One more game against Giants before finals
“Irrespective of the final score line against the Giants, we want to play well. These final three weeks have been tough, probably the toughest run home of any team. But you couldn’t get any preparation for finals.”
Stacey Marinkovich, West Coast Fever coach
On the game tonight
“The score didn’t reflect how hard each ball was fought for. Vixens are tremendous in the way that they can convert, they’ve got versatility all over the court, and to be able to punch out the score line and they way we did it was really pleasing.”
“I thought we were very disciplined in the first half which allowed us in the contest. It got a little bit scrappy in the third but we tidied up in the last.”

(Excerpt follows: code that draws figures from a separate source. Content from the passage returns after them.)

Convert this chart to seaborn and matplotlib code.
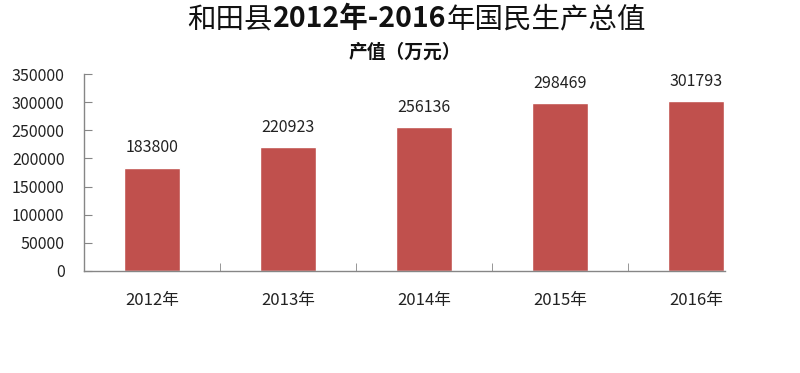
import matplotlib
matplotlib.use("Agg")
import matplotlib.pyplot as plt
import seaborn as sns
import pandas as pd

years = ['2012年', '2013年', '2014年', '2015年', '2016年']
output = [183800, 220923, 256136, 298469, 301793]
yticks = [0, 50000, 100000, 150000, 200000, 250000, 300000, 350000]

# title pieces: (text, weight)
title_parts = [('和田县', 'normal'), ('2012年-2016', 'bold'), ('年国民生产总值', 'normal')]

BAR_COLOR = '#C0504D'
AXIS_COLOR = '#868686'

sns.set_style('white')
plt.rcParams['font.family'] = ['Noto Sans CJK SC', 'DejaVu Sans']

df = pd.DataFrame({'year': years, 'value': output})

fig = plt.figure(figsize=(8, 3.73), dpi=100)
ax = fig.add_axes([0.105, 0.2735, 0.85, 0.528])

sns.barplot(data=df, x='year', y='value', color=BAR_COLOR, width=0.41,
            saturation=1, ax=ax)

# value labels above bars
for i, v in enumerate(output):
    ax.annotate(f'{v}', (i, v), xytext=(0, 8), textcoords='offset points',
                ha='center', va='bottom', fontsize=11.5, color='#222222')

ax.set_ylim(0, 350000)
ax.set_xlim(-0.5, 4.5)
ax.set_yticks(yticks)
ax.set_yticklabels([str(t) for t in yticks], fontsize=11.5, color='#222222')
ax.set_xlabel('')
ax.set_ylabel('')
ax.tick_params(axis='x', length=0, pad=15, labelsize=12, labelcolor='#222222')
ax.tick_params(axis='y', direction='in', length=6, color=AXIS_COLOR, pad=14, left=True)

# category separator ticks on the x axis
ax.set_xticks([0.5, 1.5, 2.5, 3.5], minor=True)
ax.tick_params(axis='x', which='minor', direction='in', length=6, color=AXIS_COLOR, bottom=True)

for side in ['top', 'right']:
    ax.spines[side].set_visible(False)
for side in ['left', 'bottom']:
    ax.spines[side].set_color(AXIS_COLOR)
    ax.spines[side].set_linewidth(1)
ax.spines['bottom'].set_bounds(-0.5, 4.21)

# title with bold years, laid out piece by piece, centred a bit right of middle
renderer = fig.canvas.get_renderer()
pieces = []
for txt, w in title_parts:
    t = fig.text(0, 0.948, txt, ha='left', va='center', fontsize=20.5,
                 fontweight=w, color='#111111')
    pieces.append(t)
widths = [p.get_window_extent(renderer).width for p in pieces]
total = sum(widths)
x = 0.521 * fig.bbox.width - total / 2
for p, wd in zip(pieces, widths):
    p.set_x(x / fig.bbox.width)
    x += wd

fig.text(0.506, 0.86, '产值（万元）', ha='center', va='center',
         fontsize=13.5, fontweight='bold', color='#111111')

fig.savefig('out.png', dpi=100, facecolor='white')
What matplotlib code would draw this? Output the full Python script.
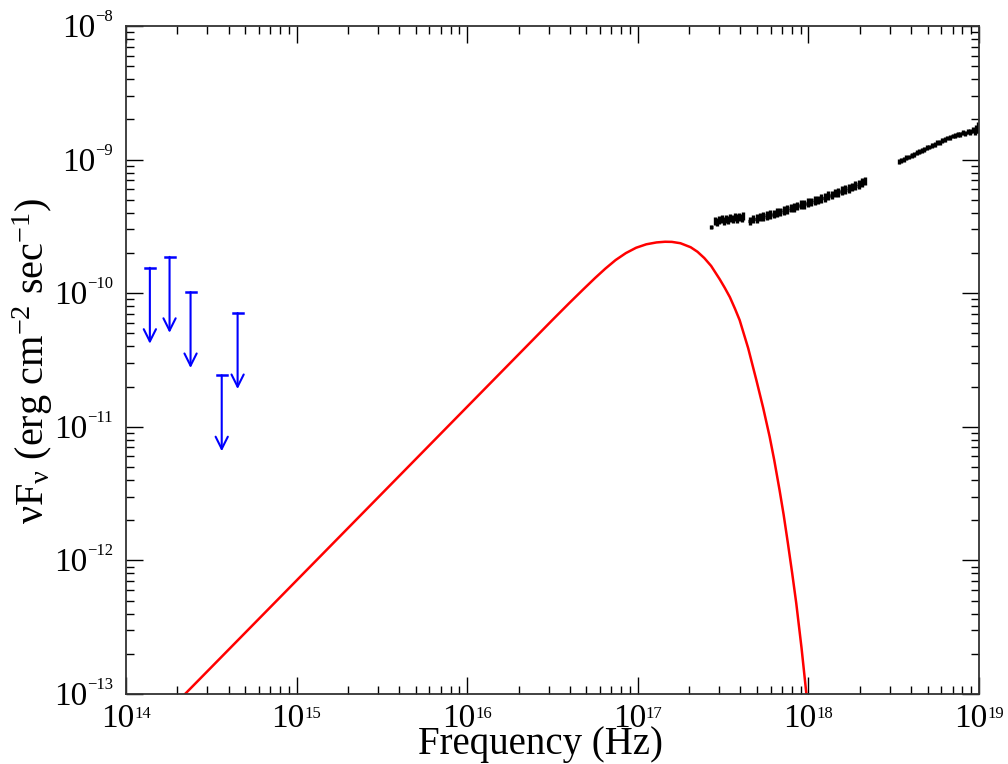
import numpy as np
import matplotlib
matplotlib.use("Agg")
import matplotlib.pyplot as plt
from matplotlib.ticker import LogLocator, NullFormatter
from matplotlib.transforms import blended_transform_factory, offset_copy

plt.rcParams['font.family'] = 'Liberation Serif'
plt.rcParams['mathtext.fontset'] = 'custom'
plt.rcParams['mathtext.rm'] = 'Liberation Serif'
plt.rcParams['mathtext.it'] = 'Liberation Serif:italic'

## Model curve (log10 nu, log10 nuFnu)
model_lognu = [14.346, 15.0, 15.5, 16.0, 16.5, 16.60, 16.68, 16.75, 16.81, 16.87, 16.93,
               16.99, 17.05, 17.11, 17.16, 17.20, 17.25, 17.31, 17.35, 17.39, 17.43,
               17.48, 17.51, 17.54, 17.57, 17.597, 17.647, 17.695, 17.735, 17.773, 17.80,
               17.831, 17.855, 17.880, 17.905, 17.929, 17.96, 17.988, 18.0]
model_logf = [-13.0, -12.15, -11.50, -10.85, -10.20, -10.072, -9.972, -9.886, -9.816, -9.752,
              -9.700, -9.660, -9.634, -9.620, -9.615, -9.616, -9.626, -9.656, -9.690, -9.737,
              -9.796, -9.895, -9.960, -10.030, -10.117, -10.201, -10.411, -10.650, -10.858,
              -11.074, -11.250, -11.473, -11.658, -11.872, -12.095, -12.321, -12.656,
              -12.995, -13.15]

## Optical/UV upper limits
ul_nu = [1.38e14, 1.80e14, 2.39e14, 3.64e14, 4.51e14]
ul_f = [1.55e-10, 1.87e-10, 1.02e-10, 2.43e-11, 7.1e-11]

## X-ray data, three pieces (log10 nu, log10 nuFnu, log error)
seg1_lognu = [17.431, 17.452, 17.465, 17.478, 17.491, 17.504, 17.517, 17.530, 17.543,
              17.556, 17.569, 17.582, 17.595, 17.608, 17.618]
seg1_logf = [-9.507, -9.462, -9.470, -9.455, -9.448, -9.460, -9.445, -9.452, -9.438,
             -9.447, -9.430, -9.441, -9.428, -9.436, -9.425]
seg1_err = [0.015] + [0.030] * 14

seg2_lognu = [17.656, 17.676, 17.696, 17.716, 17.736, 17.756, 17.776, 17.796, 17.816,
              17.836, 17.856, 17.876, 17.896, 17.916, 17.936, 17.956, 17.976, 17.996,
              18.016, 18.036, 18.056, 18.076, 18.096, 18.116, 18.136, 18.156, 18.176,
              18.196, 18.216, 18.236, 18.256, 18.276, 18.296, 18.316, 18.329]
seg2_logf = [-9.458, -9.445, -9.442, -9.430, -9.428, -9.418, -9.412, -9.408, -9.395,
             -9.392, -9.380, -9.375, -9.362, -9.358, -9.348, -9.338, -9.335, -9.322,
             -9.318, -9.305, -9.302, -9.290, -9.285, -9.270, -9.265, -9.250, -9.246,
             -9.232, -9.225, -9.215, -9.205, -9.194, -9.185, -9.172, -9.160]
seg2_err = [0.032] * 35

seg3_lognu = [18.530, 18.545, 18.560, 18.575, 18.590, 18.605, 18.620, 18.635, 18.650,
              18.665, 18.680, 18.695, 18.710, 18.725, 18.740, 18.755, 18.770, 18.785,
              18.800, 18.815, 18.830, 18.845, 18.860, 18.875, 18.890, 18.905, 18.920,
              18.935, 18.950, 18.965, 18.975, 18.985, 18.995]
seg3_logf = [-9.016, -9.004, -8.998, -8.986, -8.980, -8.968, -8.962, -8.950, -8.942,
             -8.932, -8.924, -8.912, -8.906, -8.893, -8.888, -8.874, -8.870, -8.856,
             -8.852, -8.838, -8.836, -8.824, -8.822, -8.812, -8.812, -8.800, -8.804,
             -8.790, -8.796, -8.780, -8.788, -8.770, -8.760]
seg3_err = [0.018] * 28 + [0.022, 0.022, 0.028, 0.028, 0.042]

xtick_exp = [14, 15, 16, 17, 18, 19]
ytick_exp = [-13, -12, -11, -10, -9, -8]


def draw_segment(ax, lognu, logf, err, half_bin):
    lognu = np.array(lognu)
    logf = np.array(logf)
    err = np.array(err)
    nu = 10 ** lognu
    f = 10 ** logf
    yerr = [f - 10 ** (logf - err), 10 ** (logf + err) - f]
    xerr = [nu - 10 ** (lognu - half_bin), 10 ** (lognu + half_bin) - nu]
    ax.errorbar(nu, f, yerr=yerr, xerr=xerr, fmt='none', ecolor='black',
                elinewidth=2.4, capsize=0)


fig = plt.figure(figsize=(10.08, 7.64), dpi=100)
ax = fig.add_axes([0.125, 0.0916, 0.8462, 0.8744])
ax.set_xscale('log')
ax.set_yscale('log')
ax.set_xlim(1e14, 1e19)
ax.set_ylim(1e-13, 1e-8)

## model
ax.plot(10 ** np.array(model_lognu), 10 ** np.array(model_logf), color='red', lw=1.8)

## upper limits
for x, y in zip(ul_nu, ul_f):
    ax.annotate('', xy=(x, y * 0.27), xytext=(x, y),
                arrowprops=dict(arrowstyle='->', color='blue', lw=1.5,
                                mutation_scale=22, shrinkA=0, shrinkB=0))
    ax.plot([x / 1.07, x * 1.07], [y, y], color='blue', lw=1.8)

## X-ray data
draw_segment(ax, seg1_lognu, seg1_logf, seg1_err, 0.007)
draw_segment(ax, seg2_lognu, seg2_logf, seg2_err, 0.010)
draw_segment(ax, seg3_lognu, seg3_logf, seg3_err, 0.0075)

## axes cosmetics
for axis in (ax.xaxis, ax.yaxis):
    axis.set_major_locator(LogLocator(base=10, numticks=10))
    axis.set_minor_locator(LogLocator(base=10, subs=np.arange(2, 10), numticks=20))
    axis.set_minor_formatter(NullFormatter())
    axis.set_major_formatter(NullFormatter())
ax.tick_params(which='both', direction='in', top=True, right=True, width=1.0,
               colors='black')
ax.tick_params(which='major', length=12)
ax.tick_params(which='minor', length=6)
for sp in ax.spines.values():
    sp.set_linewidth(1.3)
    sp.set_color('#333333')

## tick labels drawn by hand: big "10" with a small raised exponent
main_size = 24
sup_size = 12
fig.canvas.draw()
renderer = fig.canvas.get_renderer()
bx = blended_transform_factory(ax.transData, ax.transAxes)
for e in xtick_exp:
    sup = ax.text(10.0 ** e, 0, str(e), fontsize=sup_size, ha='left', va='baseline',
                  transform=offset_copy(bx, fig=fig, x=0, y=-27.5, units='dots'))
    w = sup.get_window_extent(renderer).width
    main_w = 33.0
    shift = (main_w + w) / 2 - w
    sup.set_transform(offset_copy(bx, fig=fig, x=shift, y=-23.5, units='dots'))
    ax.text(10.0 ** e, 0, '10', fontsize=main_size, ha='right', va='baseline',
            transform=offset_copy(bx, fig=fig, x=shift, y=-33, units='dots'))

by = blended_transform_factory(ax.transAxes, ax.transData)
for e in ytick_exp:
    label = '\u2212' + str(-e)
    sup = ax.text(0, 10.0 ** e, label, fontsize=sup_size, ha='right', va='baseline',
                  transform=offset_copy(by, fig=fig, x=-13, y=5, units='dots'))
    w = sup.get_window_extent(renderer).width
    ax.text(0, 10.0 ** e, '10', fontsize=main_size, ha='right', va='baseline',
            transform=offset_copy(by, fig=fig, x=-13 - w, y=-11, units='dots'))

fig.text(540 / 1008, 1 - 754 / 764, 'Frequency (Hz)', fontsize=28,
         ha='center', va='baseline')
fig.text(33 / 1008, 1 - 361 / 764, r'νF$_{\mathrm{ν}}$ (erg cm$^{-2}$ sec$^{-1}$)',
         fontsize=29, rotation=90, ha='center', va='center')

fig.savefig('out.png', dpi=100)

Your preparation for tonight’s game
“This was our best preparation, and compared to what we had against Vixens last time. We were sick, we had black outs at stadiums, all that kind of thing which I kept in-house because there’s no excuses, but I knew we’d done the job during the week to give ourselves the best chance.”
The match up between Liz Watson and Jess Anstiss was interesting
“Liz is a phenomenal player the way she feeds the ball, the way she cuts and drives and controls the attack end. Definitely Jess I think had her measure. They tussled hard, but the way in which she (Jess) took away her space, it got to slow Vixens down. When you make the Vixens pass the ball a lot more you know you’re in a good space because they’re usually so direct and hard to stop.”
What would a home final mean?
“Everything. Something we did during the week was go to the top of the stand and look down to see what we are creating. Sometimes you need to get above the chaos to actually what you’ve got.”